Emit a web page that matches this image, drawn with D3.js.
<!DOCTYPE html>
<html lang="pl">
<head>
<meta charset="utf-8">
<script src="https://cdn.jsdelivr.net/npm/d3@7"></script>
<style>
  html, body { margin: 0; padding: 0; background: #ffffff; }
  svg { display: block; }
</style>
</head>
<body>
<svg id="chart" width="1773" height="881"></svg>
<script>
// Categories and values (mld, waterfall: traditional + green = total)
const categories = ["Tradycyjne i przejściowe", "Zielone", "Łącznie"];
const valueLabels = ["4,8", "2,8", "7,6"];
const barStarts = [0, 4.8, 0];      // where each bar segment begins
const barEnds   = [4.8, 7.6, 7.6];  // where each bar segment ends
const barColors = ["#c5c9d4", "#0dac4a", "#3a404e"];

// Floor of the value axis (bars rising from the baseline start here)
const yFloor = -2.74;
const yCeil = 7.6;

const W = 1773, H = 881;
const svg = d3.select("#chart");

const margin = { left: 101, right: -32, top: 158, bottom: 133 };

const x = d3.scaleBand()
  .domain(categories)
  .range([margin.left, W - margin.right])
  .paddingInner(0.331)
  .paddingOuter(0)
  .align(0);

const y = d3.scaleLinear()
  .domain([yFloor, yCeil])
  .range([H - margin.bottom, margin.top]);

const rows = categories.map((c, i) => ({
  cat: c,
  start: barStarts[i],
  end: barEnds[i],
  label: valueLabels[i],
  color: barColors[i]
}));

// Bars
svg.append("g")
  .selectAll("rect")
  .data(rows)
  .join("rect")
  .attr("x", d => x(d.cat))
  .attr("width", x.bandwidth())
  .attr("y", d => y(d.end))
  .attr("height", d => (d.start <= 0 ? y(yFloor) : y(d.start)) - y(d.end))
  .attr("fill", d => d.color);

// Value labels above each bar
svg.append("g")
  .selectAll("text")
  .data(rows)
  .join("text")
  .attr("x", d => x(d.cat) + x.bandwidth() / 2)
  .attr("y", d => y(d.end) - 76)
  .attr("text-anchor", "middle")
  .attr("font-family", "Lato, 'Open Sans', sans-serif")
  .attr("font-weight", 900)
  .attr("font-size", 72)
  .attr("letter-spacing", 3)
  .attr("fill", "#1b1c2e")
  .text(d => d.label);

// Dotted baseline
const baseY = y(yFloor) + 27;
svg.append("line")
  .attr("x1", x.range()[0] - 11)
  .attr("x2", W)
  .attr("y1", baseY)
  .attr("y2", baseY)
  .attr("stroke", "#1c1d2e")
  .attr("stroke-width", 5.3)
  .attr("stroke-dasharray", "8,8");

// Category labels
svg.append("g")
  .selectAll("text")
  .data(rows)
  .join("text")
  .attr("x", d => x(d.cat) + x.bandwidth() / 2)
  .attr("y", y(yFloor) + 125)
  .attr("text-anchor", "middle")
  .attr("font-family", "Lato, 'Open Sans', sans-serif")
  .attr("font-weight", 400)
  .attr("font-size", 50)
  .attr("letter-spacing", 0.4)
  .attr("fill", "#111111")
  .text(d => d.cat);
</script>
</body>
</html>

● Task directions:
Copy every line verbatim.

● Answer for the task:
Emit a web page that matches this image, drawn with D3.js.
<!DOCTYPE html>
<html lang="pl">
<head>
<meta charset="utf-8">
<script src="https://cdn.jsdelivr.net/npm/d3@7"></script>
<style>
  html, body { margin: 0; padding: 0; background: #ffffff; }
  svg { display: block; }
</style>
</head>
<body>
<svg id="chart" width="1773" height="881"></svg>
<script>
// Categories and values (mld, waterfall: traditional + green = total)
const categories = ["Tradycyjne i przejściowe", "Zielone", "Łącznie"];
const valueLabels = ["4,8", "2,8", "7,6"];
const barStarts = [0, 4.8, 0];      // where each bar segment begins
const barEnds   = [4.8, 7.6, 7.6];  // where each bar segment ends
const barColors = ["#c5c9d4", "#0dac4a", "#3a404e"];

// Floor of the value axis (bars rising from the baseline start here)
const yFloor = -2.74;
const yCeil = 7.6;

const W = 1773, H = 881;
const svg = d3.select("#chart");

const margin = { left: 101, right: -32, top: 158, bottom: 133 };

const x = d3.scaleBand()
  .domain(categories)
  .range([margin.left, W - margin.right])
  .paddingInner(0.331)
  .paddingOuter(0)
  .align(0);

const y = d3.scaleLinear()
  .domain([yFloor, yCeil])
  .range([H - margin.bottom, margin.top]);

const rows = categories.map((c, i) => ({
  cat: c,
  start: barStarts[i],
  end: barEnds[i],
  label: valueLabels[i],
  color: barColors[i]
}));

// Bars
svg.append("g")
  .selectAll("rect")
  .data(rows)
  .join("rect")
  .attr("x", d => x(d.cat))
  .attr("width", x.bandwidth())
  .attr("y", d => y(d.end))
  .attr("height", d => (d.start <= 0 ? y(yFloor) : y(d.start)) - y(d.end))
  .attr("fill", d => d.color);

// Value labels above each bar
svg.append("g")
  .selectAll("text")
  .data(rows)
  .join("text")
  .attr("x", d => x(d.cat) + x.bandwidth() / 2)
  .attr("y", d => y(d.end) - 76)
  .attr("text-anchor", "middle")
  .attr("font-family", "Lato, 'Open Sans', sans-serif")
  .attr("font-weight", 900)
  .attr("font-size", 72)
  .attr("letter-spacing", 3)
  .attr("fill", "#1b1c2e")
  .text(d => d.label);

// Dotted baseline
const baseY = y(yFloor) + 27;
svg.append("line")
  .attr("x1", x.range()[0] - 11)
  .attr("x2", W)
  .attr("y1", baseY)
  .attr("y2", baseY)
  .attr("stroke", "#1c1d2e")
  .attr("stroke-width", 5.3)
  .attr("stroke-dasharray", "8,8");

// Category labels
svg.append("g")
  .selectAll("text")
  .data(rows)
  .join("text")
  .attr("x", d => x(d.cat) + x.bandwidth() / 2)
  .attr("y", y(yFloor) + 125)
  .attr("text-anchor", "middle")
  .attr("font-family", "Lato, 'Open Sans', sans-serif")
  .attr("font-weight", 400)
  .attr("font-size", 50)
  .attr("letter-spacing", 0.4)
  .attr("fill", "#111111")
  .text(d => d.cat);
</script>
</body>
</html>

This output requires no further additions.